Repressions against citizens involved in the monitoring Telegram channel Belarusian Hajun continue unabated. According to the Viasna human rights center, trials in this case are taking place literally every day.
According to human rights activists, they know of at least 184 confirmed defendants in the Belarusian Hajun case who have been taken into custody. The total number of detainees is much higher — in particular, there is information about detentions that took place back in February of this year.

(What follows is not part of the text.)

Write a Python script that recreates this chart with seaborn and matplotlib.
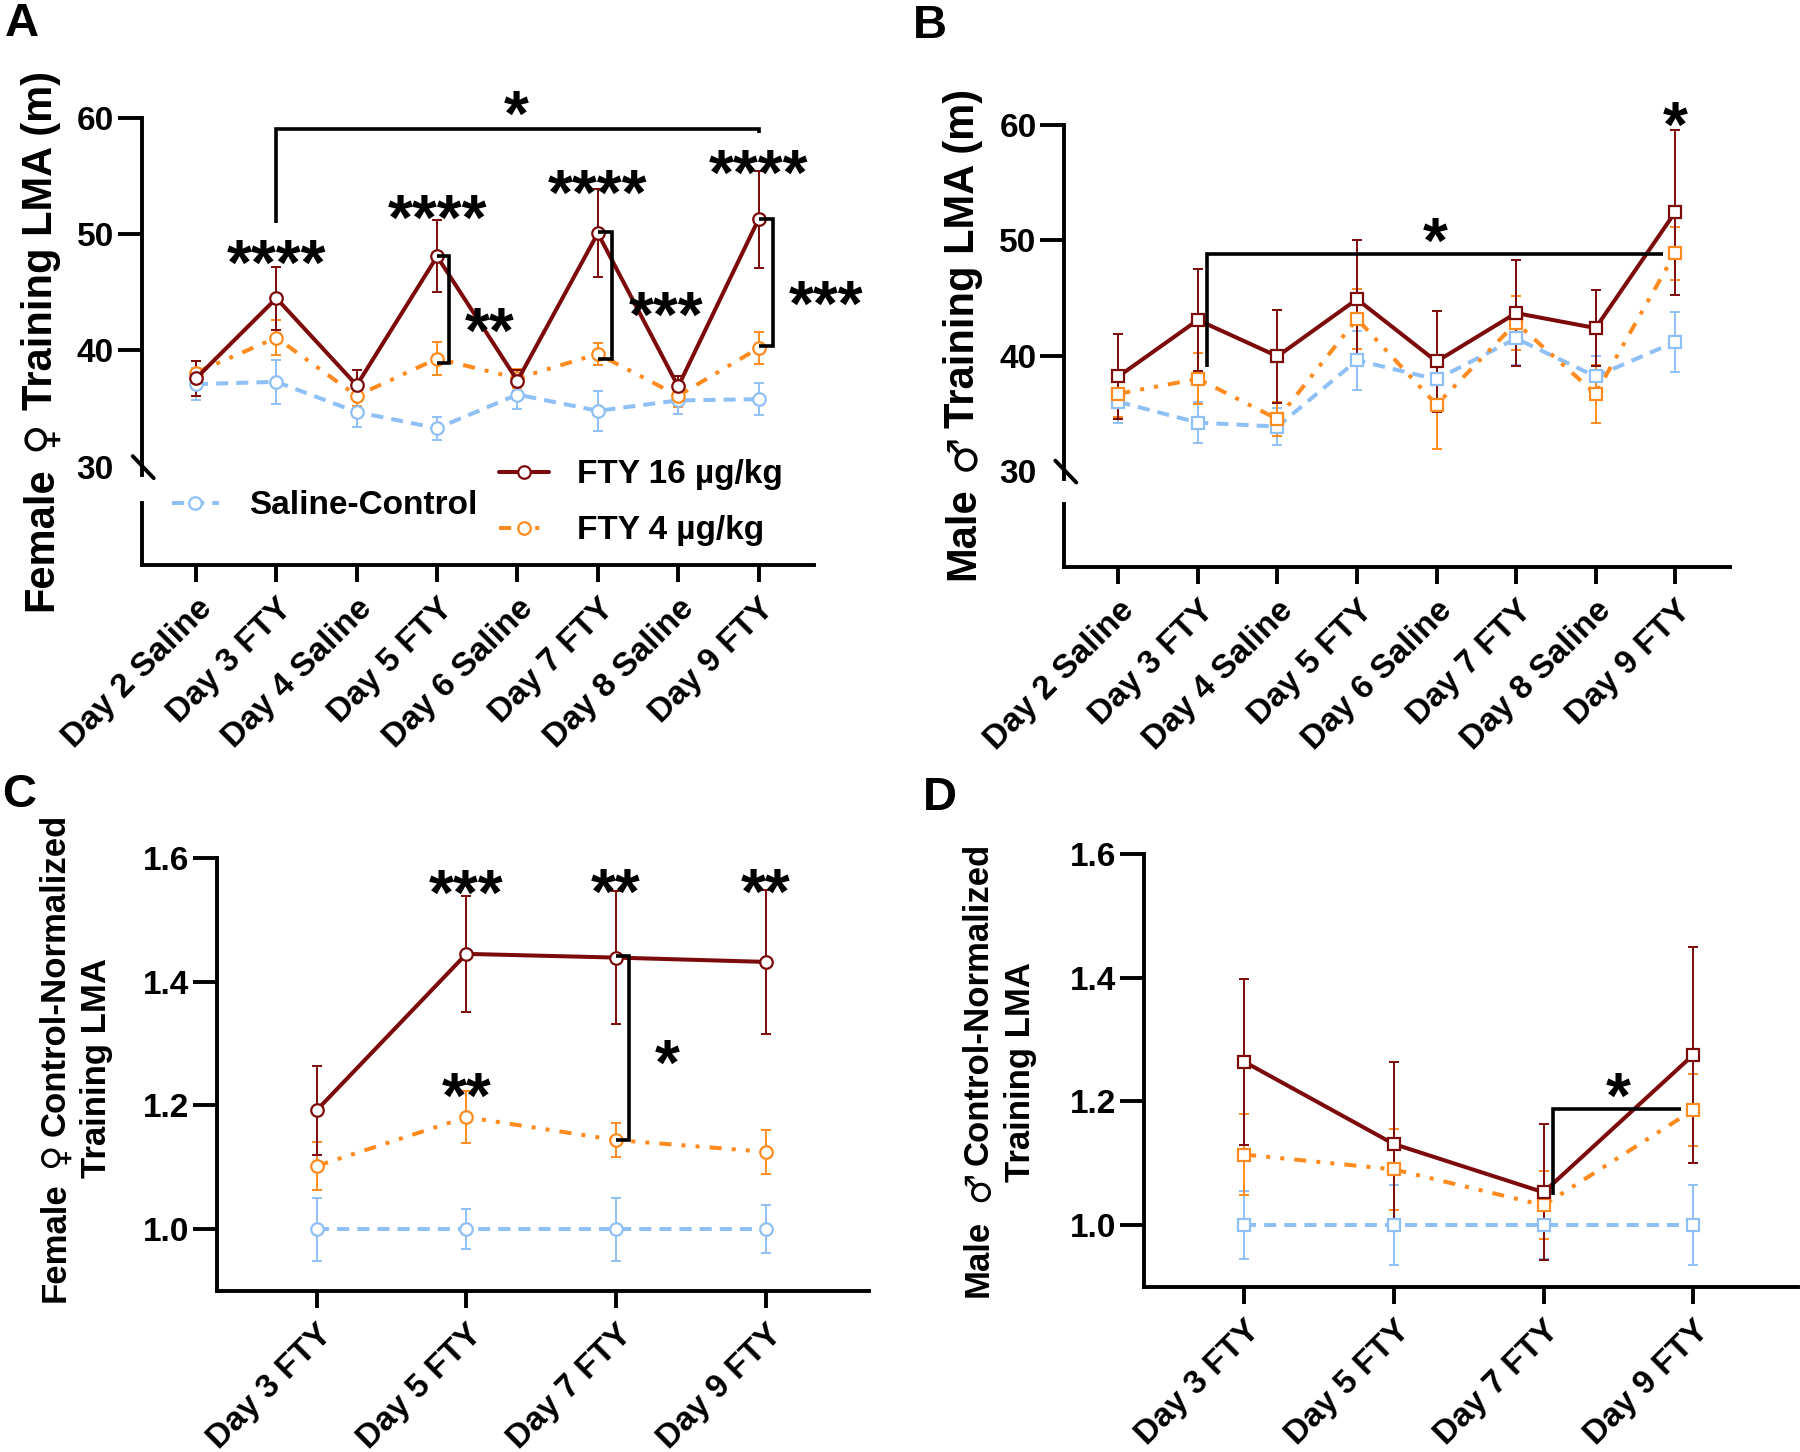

Since the beginning of 2026, a total of 278 people convicted of “facilitating extremism” have been included in the “list of extremists” of the Belarusian Ministry of Internal Affairs. The vast majority of them are serving sentences for the Belarusian Hajun case. The defendants are mostly sentenced to restrictions of liberty (“domestic chemicals”), but cases of actual deprivation of liberty are also known.
Among the convicted is Gomel resident Kateryna Dubovtsova, who on March 18 was sentenced to 2.5 years of restriction of liberty without being sent to a correctional facility under Sections 1 and 2 of Article 361-4 of the Criminal Code (facilitation of extremist activity). The woman worked at the Gomselmash association, was a member of the local organization of the Belarusian Republican Youth Union (BRYU) and was a member of election commissions on several occasions.
At the same time, the Belarusian authorities continue to expand the “lists of extremist materials and formations.” On April 6, the KGB recognized the Telegram chat Remand Prison 1 Koliadychi as an “extremist formation,” along with ten more Telegram chats, nine Viber chats, and three groups on VKontakte. These are chats of relatives of prisoners in remand prisons and colonies. Convicted persons during phone calls ask their relatives to leave these chats, warning: all participants may fall under the “extremist” article.
The situation with the persecution in the Belarusian Hajun case is part of the systemic repression against independent media and their audiences in Belarus, where the very fact of subscribing to an information channel becomes grounds for criminal prosecution.